Likewise, the hunter called Maggie has to follow tamed trapjaw Daisy around the place a great deal. This is fine at first (especially as players learn the basics,) but toddling after Daisy all the time is not optimal play. Rather than rewarding playing to a class, the unlocks system is often just encouraging people to use abilities they may not wish to, and which may not even be all that useful in given circumstances.
Turtle Rock actually seem to have done a terrific job balancing Evolve’s team-play. No matter which combination of hunting characters is selected, they should work well together. It would make a lot more sense to show this off right from the start, rather than hiding characters behind a pointless gating system that just forces people into grinding certain abilities in single player mode.

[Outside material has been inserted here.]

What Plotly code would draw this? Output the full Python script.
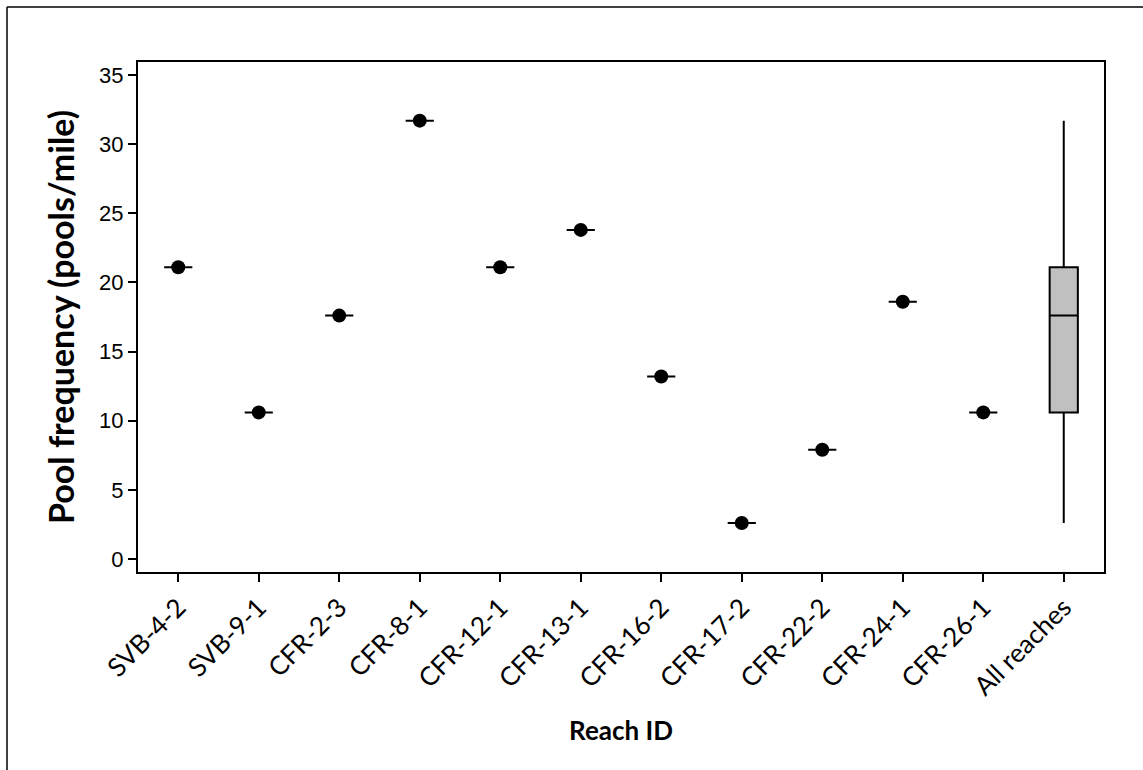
import plotly.graph_objects as go

reaches = ["SVB-4-2", "SVB-9-1", "CFR-2-3", "CFR-8-1", "CFR-12-1", "CFR-13-1",
           "CFR-16-2", "CFR-17-2", "CFR-22-2", "CFR-24-1", "CFR-26-1"]
pool_freq = [21.1, 10.6, 17.6, 31.7, 21.1, 23.8, 13.2, 2.6, 7.9, 18.6, 10.6]
all_label = "All reaches"
y_ticks = [0, 5, 10, 15, 20, 25, 30, 35]

categories = reaches + [all_label]

fig = go.Figure()

# per-reach single-value "boxes" (drawn as short horizontal lines) + overall box
fig.add_trace(go.Box(
    x=reaches + [all_label] * len(pool_freq),
    y=pool_freq + pool_freq,
    quartilemethod="linear",
    boxpoints=False,
    width=0.35,
    whiskerwidth=0,
    fillcolor="#c0c0c0",
    line=dict(color="black", width=2),
    showlegend=False,
    hoverinfo="skip",
))

fig.add_trace(go.Scatter(
    x=reaches, y=pool_freq, mode="markers",
    marker=dict(color="black", size=14, line=dict(width=0)),
    showlegend=False,
))

fig.update_layout(
    width=1143, height=770,
    margin=dict(l=138, r=39, t=62, b=198),
    paper_bgcolor="white", plot_bgcolor="white",
    font=dict(family="Lato, Liberation Sans, sans-serif", color="black"),
    shapes=[
        dict(type="line", xref="paper", yref="paper",
             x0=(7 - 138) / 966, x1=(1150 - 138) / 966,
             y0=(572 - 7) / 510, y1=(572 - 7) / 510,
             line=dict(color="black", width=1.5)),
        dict(type="line", xref="paper", yref="paper",
             x0=(7 - 138) / 966, x1=(7 - 138) / 966,
             y0=(572 - 7) / 510, y1=(572 - 775) / 510,
             line=dict(color="black", width=1.5)),
    ],
)

fig.update_xaxes(
    type="category", categoryorder="array", categoryarray=categories,
    range=[-0.5, len(categories) - 0.5],
    showline=True, mirror=True, linecolor="black", linewidth=2,
    ticks="outside", ticklen=8, tickwidth=2, tickcolor="black",
    tickangle=-45, tickfont=dict(family="Lato", size=26, color="black"),
    showgrid=False, zeroline=False,
    title=dict(text="<b>Reach ID</b>", font=dict(family="Lato", size=26), standoff=22),
)
fig.update_yaxes(
    range=[-0.94, 35.94], tickvals=y_ticks,
    showline=True, mirror=True, linecolor="black", linewidth=2,
    ticks="outside", ticklen=8, tickwidth=2, tickcolor="black",
    tickfont=dict(family="Liberation Sans", size=22, color="black"),
    showgrid=False, zeroline=False,
    title=dict(text="<b>Pool frequency (pools/mile)</b>", font=dict(family="Lato", size=34), standoff=14),
)

fig.write_html("out.html")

Evolve’s bot matches are pretty useful for doing that, and for getting a bit of no-pressure practice with a new character. The AI isn’t so hot at playing objective-based modes, but it’s fairly relentless as a monster and knows how to co-ordinate a team of hunters (albeit sometimes by using superhuman AI powers to predict precisely who you’re about to attack and shielding them ahead of time.) It’s not a single player game by any means or description, but the bots are about as competent as you could reasonably hope for.
The overall user interface is less satisfying, often cluttered with officious little tips that you learned hours ago. Listen, Evolve, I know that the monster needs to eat wildlife to gain armour and evolve. I’ve been playing for several hours now. Sniffing helps me see hunters. I get it, thank you. It doesn’t help that the gun models are absolutely gigantic, and take up rather silly amounts of screen space. A narrow default FOV of 60 makes things feel even more cramped (though thankfully you can tweak that on PC.)
Map quality also varies. For each memorable arena like the Aviary, there are another scattering of orange or blue hued bush-and-rock-formation combos, with a random Industrial Thing in the center. Rather than scenery, it’s often the lovely CryEngine weather effects which do more to spice things up.
PC performance is improved from the beta, particularly when it comes to server wait-times. It can still take a few minutes to actually get into a game (including, at times, sitting through unskippable cut-scenes which presumably mask loading,) but it’s faster than it was during testing. My i3-2100/8GB/2GB 7870 system, unsurprisingly, can’t hold a solid 60fps, but flitters around 35-50 on a custom set based around the default medium settings (and a modded hunter FOV of 90.)
I found it would sometimes tank during effects-heavy firefights though, which is a bit of a nuisance given that this is precisely when you’d like the frame-rate to stay steady. Getting the Goliath’s flame-breath full in the face seems to take an especially heavy toll on my PC. Evolve isn’t exactly glitch-free either. Players can sometimes be downed in positions where no revive prompt can actually pop up.
Steam’s daily stats for the game have dropped off a bit from the peaks of 27,000-odd at launch (to 19,000 or so,) but seem to always be around at least 11,000-12,000 whenever I’ve been looking. That bodes fairly well for medium-term longevity, and helps to explain why I’ve never had a problem finding a match at any time of day.
Evolve, then, is a real rush of highs and lows. If it could dependably provide the type of fantastic matches I’ve sporadically enjoyed across the past week, then things like semi-forgettable map design, aggressive pre-launch marketing, and the unnecessary “I guess this is how all multiplayer games work now” system of unlocks would be easier to overlook. The central, asymmetric concept is one to be celebrated, and when conditions are right it’s utterly magnificent. But you need considerable patience and the tolerance to put up with an awful lot of nonsense to keep chasing Evolve’s distinctive dragons.